Zeeuwse boterbabbelaars
Iedere streek, dorp of stad kent zijn eigen lekkernijen. DE Zeeuwse specialiteit – naast de stroperige bolussen – is de boterbabbelaar, één van de voorlopers van onze tegenwoordige toffee en lolly.
Als de Zeeuwse akkers weer tonnen aan suikerbieten hadden opgeleverd kon er heel wat zoets geproduceerd worden in keuken en bakkerij. Zeeuwen zijn namelijk niet alleen spreekwoordelijk ‘zunig’ maar ook grote zoetekauwen.
Wie de Zeeuwse eilanden bezocht kwam dan ook zelden thuis zònder blikje echte, Zeeuwse boterbabbelaars. De babbelaars of súkerspekken werden vroeger zowel door de huisvrouw als fabrieksmatig geproduceerd. De firma Diesch in Middelburg produceert ze als één van de weinige firma’s nog steeds op grote schaal maar verder zien we de productie vooral terug op braderieën en jaarmarkten. Vanaf ca. 1920 bracht Diesch de vermaarde blikken trommeltjes op de markt met afbeeldingen van Zeeuwen in klederdracht. Deze blikken verpakkingen zijn nu ware collectors items.
Kokkienen
De babbelaar was vroeger een van de weinige lekkernijen bij de thee. Als er niets lekker voor de gasten was kon men vaak horen: ‘K Zâ’ es gauw ’n bitje-babblérs-bakke”.

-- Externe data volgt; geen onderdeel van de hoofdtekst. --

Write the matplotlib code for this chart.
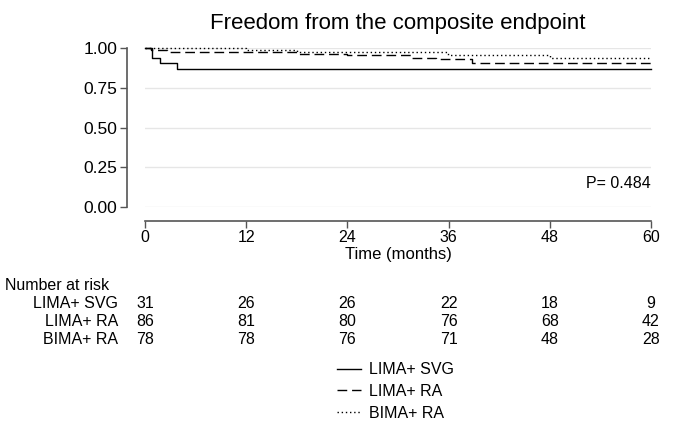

Er werd dan snel een steelpannetje gepakt en hierin werd suiker met een scheut water gedeponeerd.
Zodra de suikerstroop aan de kook was, een vingerhoed azijn erbij, inkoken tot de gewenste dikte, een “klontsje boerebeuter” erbij en dan werd de kokende suikerstroop op het aanrecht gegoten. Na wat afgekoeld te zijn, pakte men de nog hete, vrij dikke suikerstroop op en dan maar trekken tot de strengen zijdeglans kregen. Snel op het aanrecht in zoveel mogelijk gelijke stukjes snijden en klaar waren de ‘babblérs’. Soms werden smaakstoffen zoals cacao, kaneel en fijn gebroken pinda’s toegevoegd. In het Zeeuwse Nieuw- en Sint Joosland stonden de boterbabbelaars bekend als ‘kokkienen’ maar dan waren ze wel drie tot vier keer zo groot als een gewone babbelaar.
Moeder Babelute
De Vlaamse variant van de babbelaars zijn de babeluten of muilestoppers. De naam gaf het al aan: zodra men zo’n zoete brok in de mond had, viel er weinig meer te zeggen en ‘was de babbel uut’.
Het was Rosalie Desmedt die in 1850 in het kustplaatsje Heist begon met de productie en verkoop van een lekkernij uit haar jeugd. Ze verpakte de snoepjes in simpele boterpapiertjes en verkocht ze aan de kinderen van Engelse en Franse toeristen. Een instant- hit! Het waren de kinderen die haar de bijnaam ‘Moeder Babelute’of ‘Mère Babelute’ gaven.
Stoere zeevaarders kochten de babelutten omdat die hen tijdens hun zeereizen veel energie verschaften.
Van het verdiende marktgeld opende Rosalie haar eerste, eigen winkeltje. Zo werd de eerste snoepwinkel van Moeder Babelutte een feit. Het eten van Babelutten is nog steeds een absolute traditie aan de Belgische kust. Tot op de dag van vandaag vind je nog steeds vissers op de kade met een zak babelutten naast zich, een overgeleverde gewoonte van vader op zoon.